Remember to activate the respective runners corresponding to the tags above
on your Gitlab project Settings / CI/CD page.
Upload to the Idiap publications website
Your paper must be listed on the Idiap publications
portal. You want to do this so that you can
list these contributions on your annual report later when you'll have to write
it. There are two instances in which input to this website must occur:
When you submit your paper to a conference or journal, you should create
a Idiap-Internal-RR (Research Report) that will remain private while
you wait for your paper acceptance answer.
If and when your paper is accepted, then you must create another entry
on that website that will become public. In this case, don't choose
Idiap-Internal-RR anymore, but the appropriate entry that will make it
public. Cross-reference the internal research report on that entry.
You may add the URL to your paper software-package on PyPI as an entry "note"

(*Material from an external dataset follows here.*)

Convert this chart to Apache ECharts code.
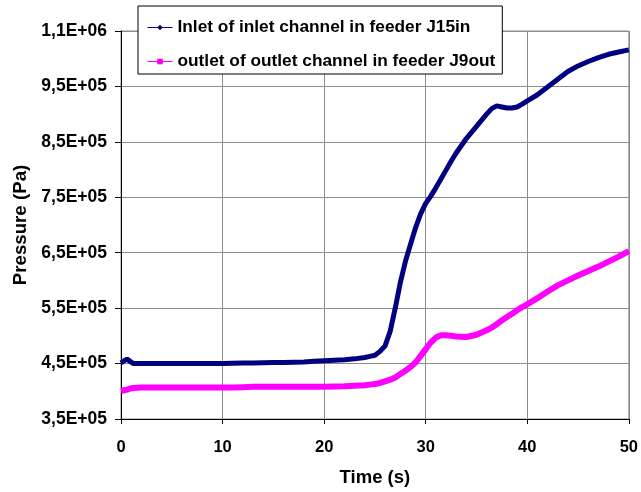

on the article you're creating on the Idiap website. Remember to add all
projects from which your work has received grants from at the appropriate form
Carefully act on this website when uploading your contributions. Public
entries cannot be easily undone as the system synchronizes automatically with
other publication portals in Switzerland.
Once you have a link on the Idiap publications website, share this link with
your supervisor and other parties involved.